AIM:
Restate each line word for word. Leave out every picture.

(Source code of charts)
* start *

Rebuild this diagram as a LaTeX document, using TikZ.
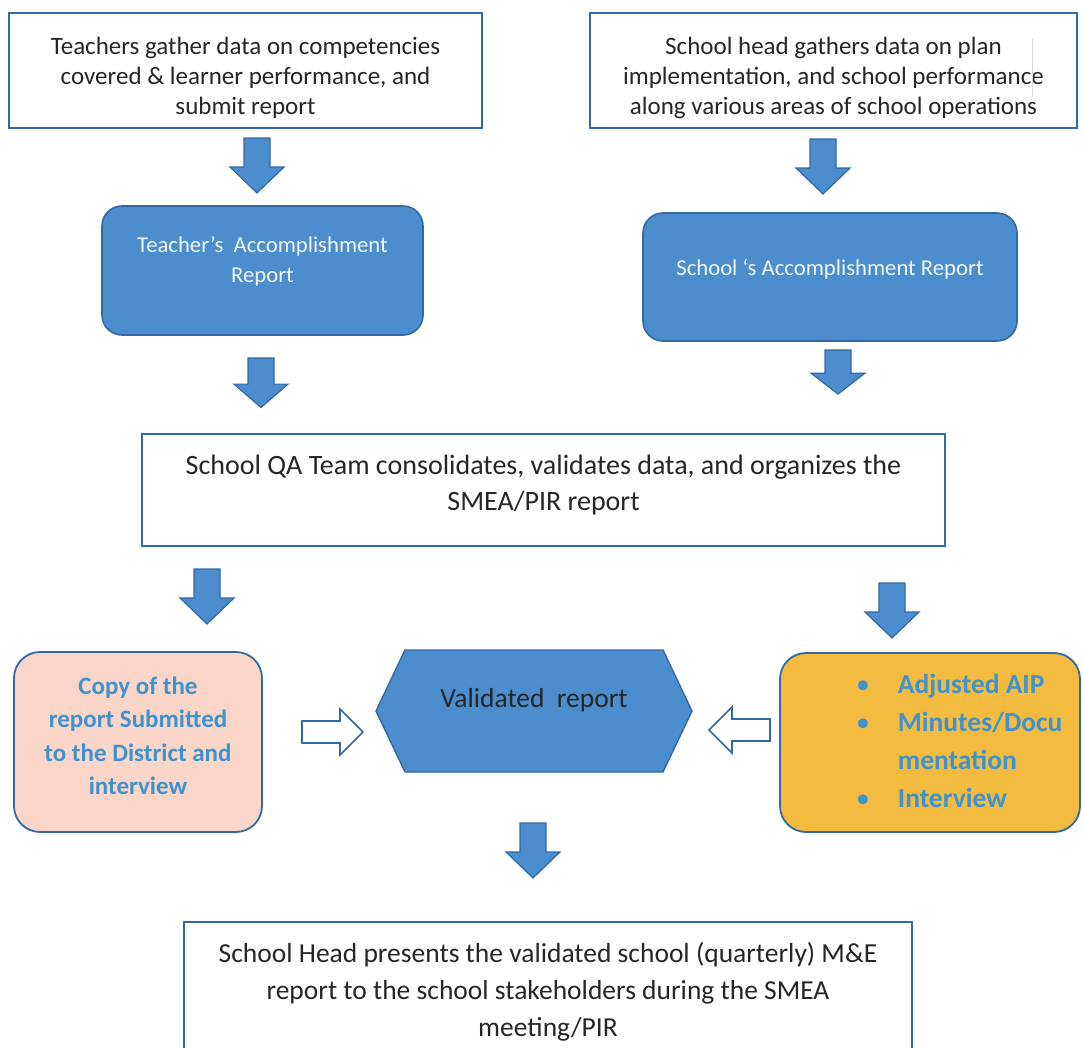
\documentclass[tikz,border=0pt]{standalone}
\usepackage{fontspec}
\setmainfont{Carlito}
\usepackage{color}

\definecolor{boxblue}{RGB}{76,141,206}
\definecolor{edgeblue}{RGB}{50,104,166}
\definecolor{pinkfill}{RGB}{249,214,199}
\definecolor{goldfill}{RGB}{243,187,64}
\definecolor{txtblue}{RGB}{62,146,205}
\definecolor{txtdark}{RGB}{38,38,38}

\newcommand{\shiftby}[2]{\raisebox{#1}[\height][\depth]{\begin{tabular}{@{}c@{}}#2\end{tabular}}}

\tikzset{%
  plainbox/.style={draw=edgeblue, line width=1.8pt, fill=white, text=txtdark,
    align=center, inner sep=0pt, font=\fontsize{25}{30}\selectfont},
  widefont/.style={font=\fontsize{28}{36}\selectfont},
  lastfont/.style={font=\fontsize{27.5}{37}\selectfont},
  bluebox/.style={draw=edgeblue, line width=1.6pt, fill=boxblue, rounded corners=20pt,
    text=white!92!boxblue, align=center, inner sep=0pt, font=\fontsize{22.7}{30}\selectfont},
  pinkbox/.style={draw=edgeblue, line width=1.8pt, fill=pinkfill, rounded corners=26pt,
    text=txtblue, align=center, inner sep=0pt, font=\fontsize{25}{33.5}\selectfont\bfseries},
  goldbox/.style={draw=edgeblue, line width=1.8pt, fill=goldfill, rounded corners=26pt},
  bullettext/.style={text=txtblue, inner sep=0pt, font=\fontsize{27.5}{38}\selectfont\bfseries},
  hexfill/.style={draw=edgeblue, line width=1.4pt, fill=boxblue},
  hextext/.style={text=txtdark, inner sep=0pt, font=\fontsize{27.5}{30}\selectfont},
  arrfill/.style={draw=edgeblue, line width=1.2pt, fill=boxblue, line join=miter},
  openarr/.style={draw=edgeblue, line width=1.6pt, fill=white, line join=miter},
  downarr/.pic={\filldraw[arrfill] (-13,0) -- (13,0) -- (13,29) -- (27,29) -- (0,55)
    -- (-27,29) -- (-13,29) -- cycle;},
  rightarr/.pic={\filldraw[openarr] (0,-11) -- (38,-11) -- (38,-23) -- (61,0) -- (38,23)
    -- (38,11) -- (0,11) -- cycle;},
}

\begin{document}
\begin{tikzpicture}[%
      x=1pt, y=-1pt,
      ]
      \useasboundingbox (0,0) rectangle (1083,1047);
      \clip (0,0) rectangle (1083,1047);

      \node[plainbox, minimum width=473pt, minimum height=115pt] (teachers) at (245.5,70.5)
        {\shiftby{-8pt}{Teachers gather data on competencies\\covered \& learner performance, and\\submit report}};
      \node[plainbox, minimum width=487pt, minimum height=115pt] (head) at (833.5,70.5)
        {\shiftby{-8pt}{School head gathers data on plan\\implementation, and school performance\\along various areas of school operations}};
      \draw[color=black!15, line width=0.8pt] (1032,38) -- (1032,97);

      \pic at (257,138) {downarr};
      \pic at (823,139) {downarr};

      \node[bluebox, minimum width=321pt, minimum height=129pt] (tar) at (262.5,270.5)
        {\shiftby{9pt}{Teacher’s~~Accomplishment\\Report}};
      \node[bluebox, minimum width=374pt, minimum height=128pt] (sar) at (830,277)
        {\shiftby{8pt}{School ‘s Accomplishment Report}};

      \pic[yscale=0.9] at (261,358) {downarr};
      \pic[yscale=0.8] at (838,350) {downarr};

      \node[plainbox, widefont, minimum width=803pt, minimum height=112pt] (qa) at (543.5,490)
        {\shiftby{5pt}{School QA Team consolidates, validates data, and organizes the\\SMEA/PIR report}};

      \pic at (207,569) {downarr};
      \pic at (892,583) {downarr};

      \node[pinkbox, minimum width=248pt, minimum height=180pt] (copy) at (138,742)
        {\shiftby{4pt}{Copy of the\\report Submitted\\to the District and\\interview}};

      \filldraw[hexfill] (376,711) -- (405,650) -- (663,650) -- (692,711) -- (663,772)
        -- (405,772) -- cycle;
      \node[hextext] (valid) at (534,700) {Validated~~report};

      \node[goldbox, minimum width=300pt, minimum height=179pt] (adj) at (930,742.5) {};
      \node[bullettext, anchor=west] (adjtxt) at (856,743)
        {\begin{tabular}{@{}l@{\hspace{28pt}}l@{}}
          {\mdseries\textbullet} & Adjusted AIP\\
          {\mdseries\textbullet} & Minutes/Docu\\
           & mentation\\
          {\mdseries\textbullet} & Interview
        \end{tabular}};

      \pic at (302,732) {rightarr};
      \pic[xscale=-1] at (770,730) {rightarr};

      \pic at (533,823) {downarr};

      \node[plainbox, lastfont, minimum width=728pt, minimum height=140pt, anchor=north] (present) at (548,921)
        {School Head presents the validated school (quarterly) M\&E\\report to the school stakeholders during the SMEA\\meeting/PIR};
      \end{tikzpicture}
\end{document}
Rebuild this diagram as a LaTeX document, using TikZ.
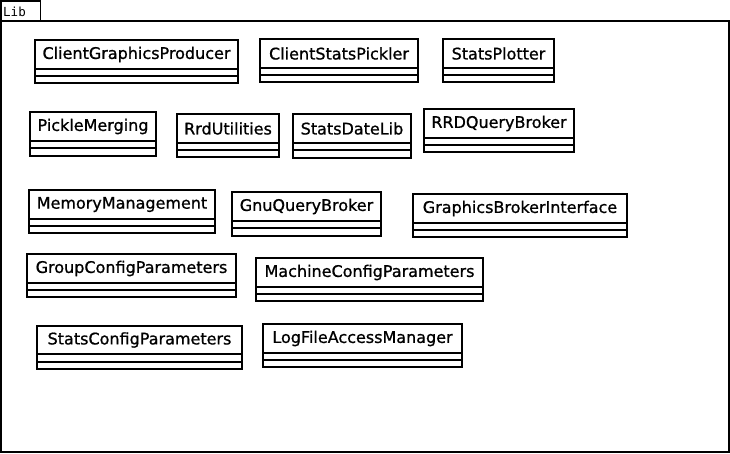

* end *

ANSWER BELOW:
Rebuild this diagram as a LaTeX document, using TikZ.
\documentclass[tikz,border=0pt]{standalone}
\usepackage{fontspec}
\setmainfont{Carlito}
\usepackage{color}

\definecolor{boxblue}{RGB}{76,141,206}
\definecolor{edgeblue}{RGB}{50,104,166}
\definecolor{pinkfill}{RGB}{249,214,199}
\definecolor{goldfill}{RGB}{243,187,64}
\definecolor{txtblue}{RGB}{62,146,205}
\definecolor{txtdark}{RGB}{38,38,38}

\newcommand{\shiftby}[2]{\raisebox{#1}[\height][\depth]{\begin{tabular}{@{}c@{}}#2\end{tabular}}}

\tikzset{%
  plainbox/.style={draw=edgeblue, line width=1.8pt, fill=white, text=txtdark,
    align=center, inner sep=0pt, font=\fontsize{25}{30}\selectfont},
  widefont/.style={font=\fontsize{28}{36}\selectfont},
  lastfont/.style={font=\fontsize{27.5}{37}\selectfont},
  bluebox/.style={draw=edgeblue, line width=1.6pt, fill=boxblue, rounded corners=20pt,
    text=white!92!boxblue, align=center, inner sep=0pt, font=\fontsize{22.7}{30}\selectfont},
  pinkbox/.style={draw=edgeblue, line width=1.8pt, fill=pinkfill, rounded corners=26pt,
    text=txtblue, align=center, inner sep=0pt, font=\fontsize{25}{33.5}\selectfont\bfseries},
  goldbox/.style={draw=edgeblue, line width=1.8pt, fill=goldfill, rounded corners=26pt},
  bullettext/.style={text=txtblue, inner sep=0pt, font=\fontsize{27.5}{38}\selectfont\bfseries},
  hexfill/.style={draw=edgeblue, line width=1.4pt, fill=boxblue},
  hextext/.style={text=txtdark, inner sep=0pt, font=\fontsize{27.5}{30}\selectfont},
  arrfill/.style={draw=edgeblue, line width=1.2pt, fill=boxblue, line join=miter},
  openarr/.style={draw=edgeblue, line width=1.6pt, fill=white, line join=miter},
  downarr/.pic={\filldraw[arrfill] (-13,0) -- (13,0) -- (13,29) -- (27,29) -- (0,55)
    -- (-27,29) -- (-13,29) -- cycle;},
  rightarr/.pic={\filldraw[openarr] (0,-11) -- (38,-11) -- (38,-23) -- (61,0) -- (38,23)
    -- (38,11) -- (0,11) -- cycle;},
}

\begin{document}
\begin{tikzpicture}[%
      x=1pt, y=-1pt,
      ]
      \useasboundingbox (0,0) rectangle (1083,1047);
      \clip (0,0) rectangle (1083,1047);

      \node[plainbox, minimum width=473pt, minimum height=115pt] (teachers) at (245.5,70.5)
        {\shiftby{-8pt}{Teachers gather data on competencies\\covered \& learner performance, and\\submit report}};
      \node[plainbox, minimum width=487pt, minimum height=115pt] (head) at (833.5,70.5)
        {\shiftby{-8pt}{School head gathers data on plan\\implementation, and school performance\\along various areas of school operations}};
      \draw[color=black!15, line width=0.8pt] (1032,38) -- (1032,97);

      \pic at (257,138) {downarr};
      \pic at (823,139) {downarr};

      \node[bluebox, minimum width=321pt, minimum height=129pt] (tar) at (262.5,270.5)
        {\shiftby{9pt}{Teacher’s~~Accomplishment\\Report}};
      \node[bluebox, minimum width=374pt, minimum height=128pt] (sar) at (830,277)
        {\shiftby{8pt}{School ‘s Accomplishment Report}};

      \pic[yscale=0.9] at (261,358) {downarr};
      \pic[yscale=0.8] at (838,350) {downarr};

      \node[plainbox, widefont, minimum width=803pt, minimum height=112pt] (qa) at (543.5,490)
        {\shiftby{5pt}{School QA Team consolidates, validates data, and organizes the\\SMEA/PIR report}};

      \pic at (207,569) {downarr};
      \pic at (892,583) {downarr};

      \node[pinkbox, minimum width=248pt, minimum height=180pt] (copy) at (138,742)
        {\shiftby{4pt}{Copy of the\\report Submitted\\to the District and\\interview}};

      \filldraw[hexfill] (376,711) -- (405,650) -- (663,650) -- (692,711) -- (663,772)
        -- (405,772) -- cycle;
      \node[hextext] (valid) at (534,700) {Validated~~report};

      \node[goldbox, minimum width=300pt, minimum height=179pt] (adj) at (930,742.5) {};
      \node[bullettext, anchor=west] (adjtxt) at (856,743)
        {\begin{tabular}{@{}l@{\hspace{28pt}}l@{}}
          {\mdseries\textbullet} & Adjusted AIP\\
          {\mdseries\textbullet} & Minutes/Docu\\
           & mentation\\
          {\mdseries\textbullet} & Interview
        \end{tabular}};

      \pic at (302,732) {rightarr};
      \pic[xscale=-1] at (770,730) {rightarr};

      \pic at (533,823) {downarr};

      \node[plainbox, lastfont, minimum width=728pt, minimum height=140pt, anchor=north] (present) at (548,921)
        {School Head presents the validated school (quarterly) M\&E\\report to the school stakeholders during the SMEA\\meeting/PIR};
      \end{tikzpicture}
\end{document}
Rebuild this diagram as a LaTeX document, using TikZ.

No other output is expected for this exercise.